--- START Source data ---

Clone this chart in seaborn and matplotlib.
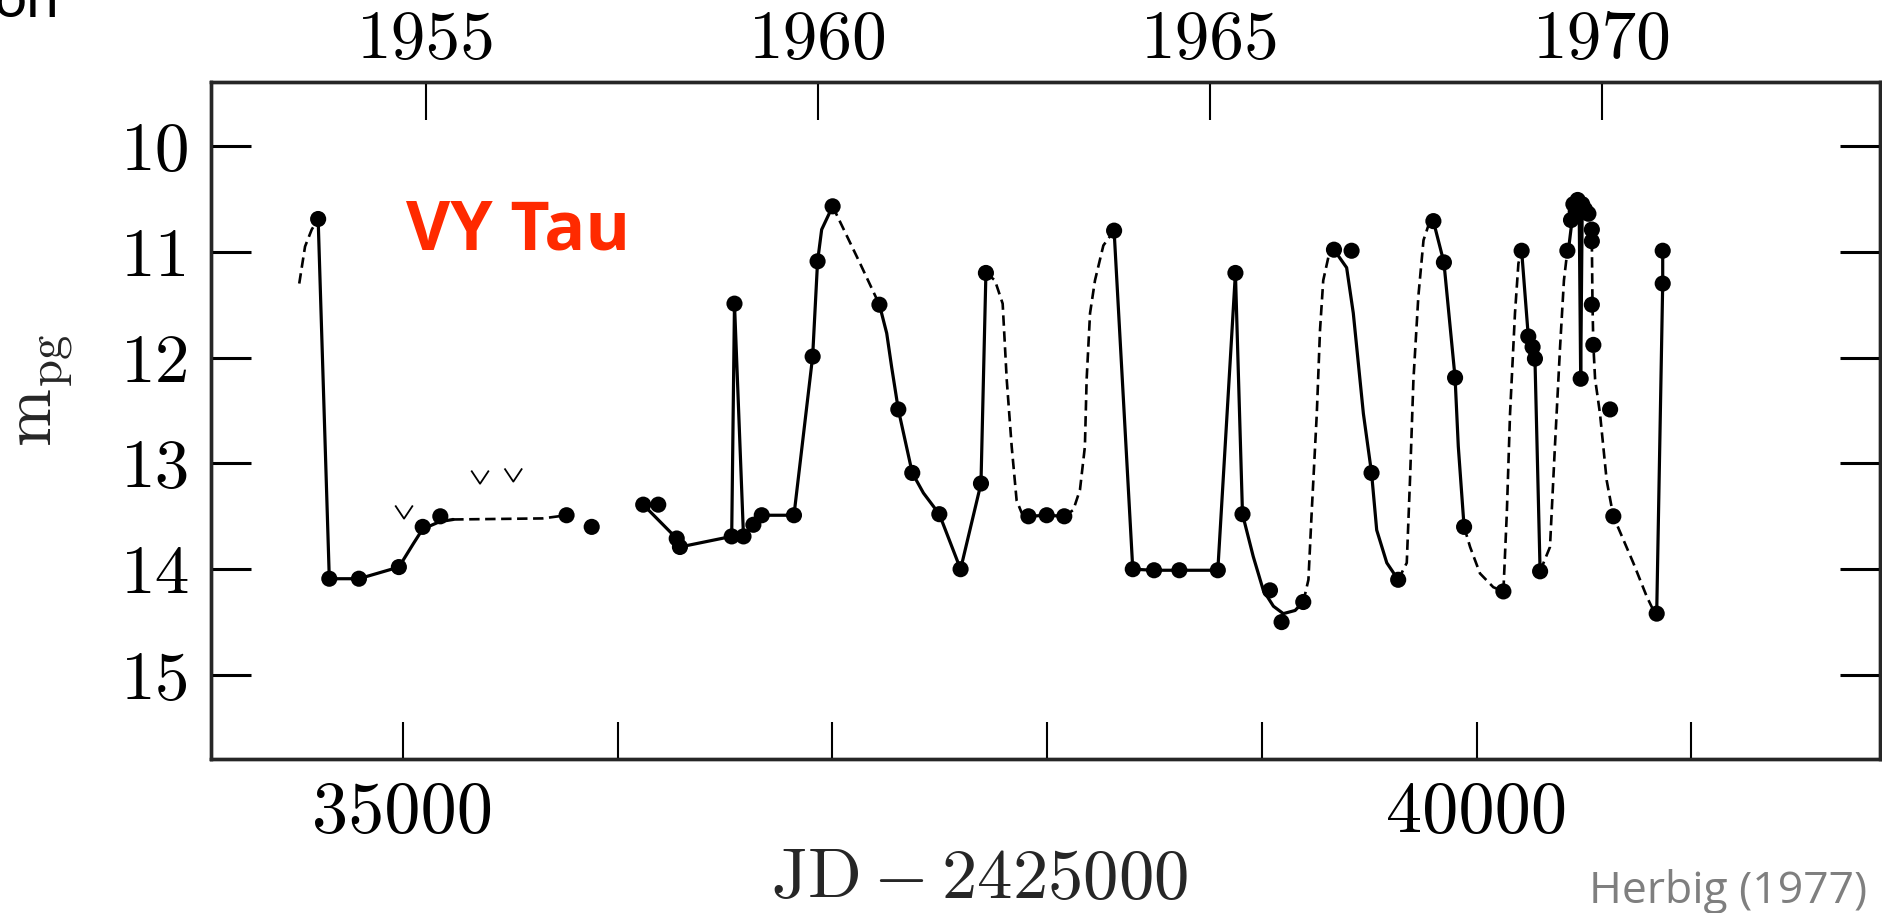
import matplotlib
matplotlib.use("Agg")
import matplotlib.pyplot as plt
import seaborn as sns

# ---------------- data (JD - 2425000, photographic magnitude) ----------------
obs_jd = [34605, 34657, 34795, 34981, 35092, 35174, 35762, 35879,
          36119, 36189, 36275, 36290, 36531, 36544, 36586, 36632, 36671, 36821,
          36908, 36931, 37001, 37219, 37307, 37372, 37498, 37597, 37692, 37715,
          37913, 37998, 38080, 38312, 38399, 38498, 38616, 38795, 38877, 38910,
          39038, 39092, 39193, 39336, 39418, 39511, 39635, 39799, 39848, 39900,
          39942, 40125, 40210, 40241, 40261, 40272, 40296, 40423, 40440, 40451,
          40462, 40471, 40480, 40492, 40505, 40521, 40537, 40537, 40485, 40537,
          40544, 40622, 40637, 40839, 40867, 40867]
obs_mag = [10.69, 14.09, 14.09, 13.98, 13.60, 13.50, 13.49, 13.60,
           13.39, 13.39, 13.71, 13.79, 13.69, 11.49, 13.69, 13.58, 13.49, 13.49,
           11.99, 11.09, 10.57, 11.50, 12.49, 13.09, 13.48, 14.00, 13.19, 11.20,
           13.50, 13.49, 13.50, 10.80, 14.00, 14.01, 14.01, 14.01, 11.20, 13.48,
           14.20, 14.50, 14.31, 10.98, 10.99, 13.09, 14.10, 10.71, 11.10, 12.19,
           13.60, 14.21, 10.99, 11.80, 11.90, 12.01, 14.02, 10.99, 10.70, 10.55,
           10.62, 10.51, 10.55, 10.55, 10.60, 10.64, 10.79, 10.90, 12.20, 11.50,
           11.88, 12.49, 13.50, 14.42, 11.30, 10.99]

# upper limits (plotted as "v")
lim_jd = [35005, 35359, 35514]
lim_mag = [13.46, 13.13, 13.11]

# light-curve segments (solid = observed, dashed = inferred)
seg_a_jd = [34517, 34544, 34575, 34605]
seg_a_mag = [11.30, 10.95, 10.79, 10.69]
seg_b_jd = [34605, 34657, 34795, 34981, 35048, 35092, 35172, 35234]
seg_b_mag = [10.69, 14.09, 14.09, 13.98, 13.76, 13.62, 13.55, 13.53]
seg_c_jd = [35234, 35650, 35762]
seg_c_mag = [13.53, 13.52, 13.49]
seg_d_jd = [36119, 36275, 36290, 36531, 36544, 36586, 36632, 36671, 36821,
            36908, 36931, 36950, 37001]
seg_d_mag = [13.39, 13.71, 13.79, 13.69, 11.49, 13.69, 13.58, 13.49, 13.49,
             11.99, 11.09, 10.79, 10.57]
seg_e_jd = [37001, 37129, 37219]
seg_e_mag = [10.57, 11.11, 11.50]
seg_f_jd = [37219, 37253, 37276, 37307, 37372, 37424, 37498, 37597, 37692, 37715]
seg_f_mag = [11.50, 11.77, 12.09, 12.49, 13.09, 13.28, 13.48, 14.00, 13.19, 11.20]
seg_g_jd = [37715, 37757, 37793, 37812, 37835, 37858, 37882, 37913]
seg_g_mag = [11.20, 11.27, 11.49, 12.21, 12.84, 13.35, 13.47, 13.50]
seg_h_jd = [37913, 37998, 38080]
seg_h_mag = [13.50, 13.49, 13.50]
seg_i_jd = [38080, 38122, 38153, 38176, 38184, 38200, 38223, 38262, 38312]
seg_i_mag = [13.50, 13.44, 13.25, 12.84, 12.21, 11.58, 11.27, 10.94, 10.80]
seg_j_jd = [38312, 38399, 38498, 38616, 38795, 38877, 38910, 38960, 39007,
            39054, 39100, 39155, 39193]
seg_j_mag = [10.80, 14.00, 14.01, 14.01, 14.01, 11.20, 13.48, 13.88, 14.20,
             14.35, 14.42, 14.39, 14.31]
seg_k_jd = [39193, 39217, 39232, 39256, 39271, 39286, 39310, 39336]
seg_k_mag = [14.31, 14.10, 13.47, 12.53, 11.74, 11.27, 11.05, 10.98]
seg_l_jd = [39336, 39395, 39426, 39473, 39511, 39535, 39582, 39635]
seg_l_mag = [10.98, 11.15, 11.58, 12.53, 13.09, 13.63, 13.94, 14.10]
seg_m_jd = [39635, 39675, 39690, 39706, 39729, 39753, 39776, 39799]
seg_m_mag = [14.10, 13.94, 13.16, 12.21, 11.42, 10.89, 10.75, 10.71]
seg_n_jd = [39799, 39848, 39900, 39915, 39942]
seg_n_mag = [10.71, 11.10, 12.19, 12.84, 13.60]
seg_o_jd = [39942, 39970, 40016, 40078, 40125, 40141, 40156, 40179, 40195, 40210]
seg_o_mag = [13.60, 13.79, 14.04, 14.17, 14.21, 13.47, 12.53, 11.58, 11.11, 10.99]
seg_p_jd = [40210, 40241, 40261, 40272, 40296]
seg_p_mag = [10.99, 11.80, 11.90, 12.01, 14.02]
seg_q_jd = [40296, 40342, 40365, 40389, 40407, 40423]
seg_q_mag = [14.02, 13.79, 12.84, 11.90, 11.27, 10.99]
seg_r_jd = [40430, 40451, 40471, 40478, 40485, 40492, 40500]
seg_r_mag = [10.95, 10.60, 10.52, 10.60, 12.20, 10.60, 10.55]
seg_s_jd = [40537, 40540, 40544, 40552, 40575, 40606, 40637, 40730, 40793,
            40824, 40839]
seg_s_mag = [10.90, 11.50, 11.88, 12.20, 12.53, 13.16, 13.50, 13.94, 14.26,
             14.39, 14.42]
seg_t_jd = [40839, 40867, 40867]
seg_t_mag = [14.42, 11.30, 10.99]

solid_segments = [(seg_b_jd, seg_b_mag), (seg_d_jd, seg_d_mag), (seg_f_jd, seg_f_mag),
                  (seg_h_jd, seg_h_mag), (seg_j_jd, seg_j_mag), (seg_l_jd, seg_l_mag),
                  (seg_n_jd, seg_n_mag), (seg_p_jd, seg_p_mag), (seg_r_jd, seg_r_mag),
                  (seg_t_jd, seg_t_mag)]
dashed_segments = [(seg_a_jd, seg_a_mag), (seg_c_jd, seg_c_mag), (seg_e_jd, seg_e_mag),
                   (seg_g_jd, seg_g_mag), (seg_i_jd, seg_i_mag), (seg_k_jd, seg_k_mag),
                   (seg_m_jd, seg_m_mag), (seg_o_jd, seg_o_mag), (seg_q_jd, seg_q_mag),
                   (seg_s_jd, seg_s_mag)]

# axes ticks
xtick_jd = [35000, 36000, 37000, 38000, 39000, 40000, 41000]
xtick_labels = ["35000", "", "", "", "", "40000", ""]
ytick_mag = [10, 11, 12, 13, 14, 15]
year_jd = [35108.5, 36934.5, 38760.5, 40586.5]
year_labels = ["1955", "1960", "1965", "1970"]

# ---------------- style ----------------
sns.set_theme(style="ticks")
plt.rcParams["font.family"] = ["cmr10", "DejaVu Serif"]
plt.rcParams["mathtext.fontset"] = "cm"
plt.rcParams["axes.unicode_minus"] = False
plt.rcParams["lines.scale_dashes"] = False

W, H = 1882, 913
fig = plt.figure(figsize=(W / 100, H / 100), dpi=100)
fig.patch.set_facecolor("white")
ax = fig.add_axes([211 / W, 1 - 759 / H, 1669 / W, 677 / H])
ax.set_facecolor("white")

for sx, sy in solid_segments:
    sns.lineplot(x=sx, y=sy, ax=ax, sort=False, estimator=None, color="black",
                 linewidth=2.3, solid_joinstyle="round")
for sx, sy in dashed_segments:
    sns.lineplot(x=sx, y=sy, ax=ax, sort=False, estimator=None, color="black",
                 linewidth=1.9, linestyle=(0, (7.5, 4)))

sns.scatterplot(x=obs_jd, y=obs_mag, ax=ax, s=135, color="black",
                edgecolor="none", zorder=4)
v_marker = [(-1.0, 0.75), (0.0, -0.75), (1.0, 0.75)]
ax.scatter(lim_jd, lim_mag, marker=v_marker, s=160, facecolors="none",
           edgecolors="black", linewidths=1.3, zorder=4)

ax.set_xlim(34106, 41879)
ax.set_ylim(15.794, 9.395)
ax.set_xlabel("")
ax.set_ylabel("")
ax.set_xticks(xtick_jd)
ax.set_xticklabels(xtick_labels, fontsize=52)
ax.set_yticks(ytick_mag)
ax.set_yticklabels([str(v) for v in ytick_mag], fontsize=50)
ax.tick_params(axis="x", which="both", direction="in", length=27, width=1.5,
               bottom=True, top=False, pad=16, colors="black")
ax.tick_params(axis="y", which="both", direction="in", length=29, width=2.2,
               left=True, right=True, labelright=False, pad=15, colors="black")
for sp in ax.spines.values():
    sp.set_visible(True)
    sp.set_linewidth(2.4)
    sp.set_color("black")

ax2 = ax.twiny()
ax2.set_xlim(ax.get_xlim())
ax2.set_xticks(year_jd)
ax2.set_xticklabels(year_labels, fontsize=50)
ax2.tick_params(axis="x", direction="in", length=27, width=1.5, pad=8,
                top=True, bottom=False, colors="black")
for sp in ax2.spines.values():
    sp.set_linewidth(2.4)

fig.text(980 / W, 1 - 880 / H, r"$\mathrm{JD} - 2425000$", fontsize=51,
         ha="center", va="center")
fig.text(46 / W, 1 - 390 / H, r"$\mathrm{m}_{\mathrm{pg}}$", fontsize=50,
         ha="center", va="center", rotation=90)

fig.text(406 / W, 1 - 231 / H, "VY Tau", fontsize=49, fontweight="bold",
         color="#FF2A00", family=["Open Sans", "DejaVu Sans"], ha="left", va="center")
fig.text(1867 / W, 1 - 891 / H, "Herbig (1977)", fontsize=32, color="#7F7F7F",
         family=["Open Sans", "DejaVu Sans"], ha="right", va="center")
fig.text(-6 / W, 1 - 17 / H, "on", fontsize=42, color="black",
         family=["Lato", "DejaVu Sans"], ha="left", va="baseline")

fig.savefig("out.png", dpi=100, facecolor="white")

--- END Source data ---

=== Set task ===
Skip the pictures and restate exactly the lines from the beginning of the listing to the line with "lim_mag = [13.46, 13.13, 13.11]", that line included.

=== Written reply ===
Clone this chart in seaborn and matplotlib.
import matplotlib
matplotlib.use("Agg")
import matplotlib.pyplot as plt
import seaborn as sns

# ---------------- data (JD - 2425000, photographic magnitude) ----------------
obs_jd = [34605, 34657, 34795, 34981, 35092, 35174, 35762, 35879,
          36119, 36189, 36275, 36290, 36531, 36544, 36586, 36632, 36671, 36821,
          36908, 36931, 37001, 37219, 37307, 37372, 37498, 37597, 37692, 37715,
          37913, 37998, 38080, 38312, 38399, 38498, 38616, 38795, 38877, 38910,
          39038, 39092, 39193, 39336, 39418, 39511, 39635, 39799, 39848, 39900,
          39942, 40125, 40210, 40241, 40261, 40272, 40296, 40423, 40440, 40451,
          40462, 40471, 40480, 40492, 40505, 40521, 40537, 40537, 40485, 40537,
          40544, 40622, 40637, 40839, 40867, 40867]
obs_mag = [10.69, 14.09, 14.09, 13.98, 13.60, 13.50, 13.49, 13.60,
           13.39, 13.39, 13.71, 13.79, 13.69, 11.49, 13.69, 13.58, 13.49, 13.49,
           11.99, 11.09, 10.57, 11.50, 12.49, 13.09, 13.48, 14.00, 13.19, 11.20,
           13.50, 13.49, 13.50, 10.80, 14.00, 14.01, 14.01, 14.01, 11.20, 13.48,
           14.20, 14.50, 14.31, 10.98, 10.99, 13.09, 14.10, 10.71, 11.10, 12.19,
           13.60, 14.21, 10.99, 11.80, 11.90, 12.01, 14.02, 10.99, 10.70, 10.55,
           10.62, 10.51, 10.55, 10.55, 10.60, 10.64, 10.79, 10.90, 12.20, 11.50,
           11.88, 12.49, 13.50, 14.42, 11.30, 10.99]

# upper limits (plotted as "v")
lim_jd = [35005, 35359, 35514]
lim_mag = [13.46, 13.13, 13.11]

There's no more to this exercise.